That’s because before Crystal Palace and before England, the now oldest manager in Premier League history swapped south west London for Merseyside in the summer of 2010.
And it didn’t go well.
Hodgson’s time in charge of the Reds was catastrophic by Liverpool’s standards, with the club spending the whole of October 2010 in the relegation zone and suffering embarrassing results against the likes of Blackpool, Stoke, Newcastle , Wolves , Blackburn, Northampton Town and, crucially for the Liverpool fans, Everton under the manager’s stewardship.
Make of that what you will, but comments from then Liverpool forward Fernando Torres in Simon Hughes’ 2016 book ‘Ring of Fire’ – a chapter of which is published here at The Anfield Wrap – at least suggest that the bad form wasn’t all the manager’s fault.
Liverpool were of course mired in ownership chaos at the time, with the tumultuous reign of Tom Hicks and George Gillett coming to a close.
Torres had become concerned that the club were losing too many of their best players, and the Spaniard cites the owners as more of a problem for the ‘nightmare’ that was befalling the club, more so than Hodgson.
“It was a pity because Hodgson was a great coach and a great guy,” Torres says in the book.
“They didn’t let him work.
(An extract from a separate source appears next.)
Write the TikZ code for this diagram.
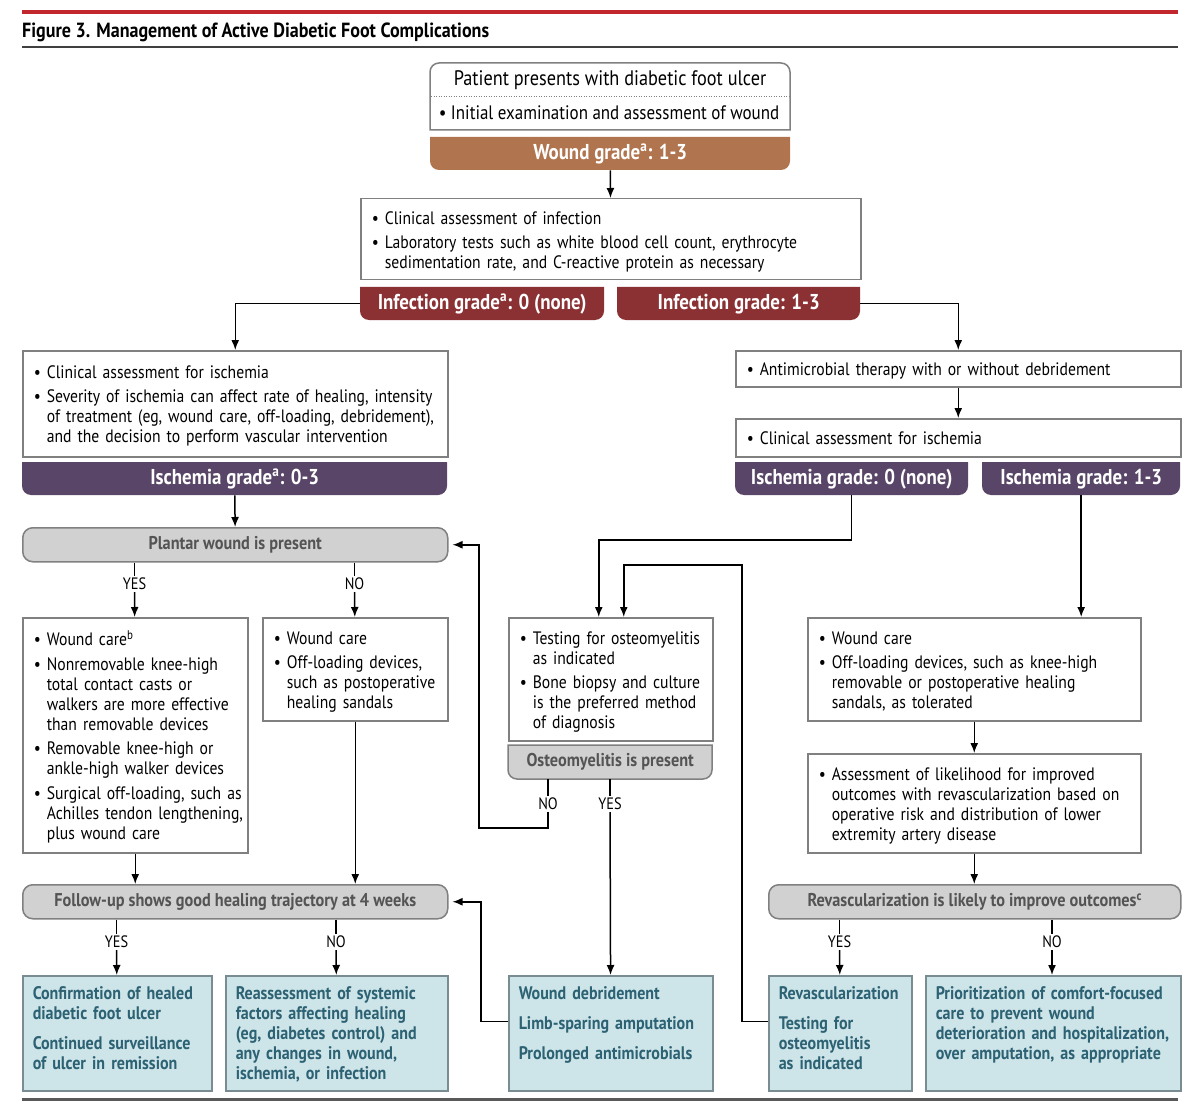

They brought in all these Australian people [a new medical team] who controlled everything: who could play, who could not. He wasn’t able to use the players the way he wanted.
“From that pre-season to the January when I left, it was a nightmare. Not just for me but for everybody, for Hodgson too.
“He was not allowed to work properly — the situation was more difficult for him than it was for anyone else. Everything was a mess. We were not good enough. In the middle of that, they finally sold the club.”
Hodgson was eventually sacked in January 2011, with Torres joining Chelsea for £50m just a few weeks later.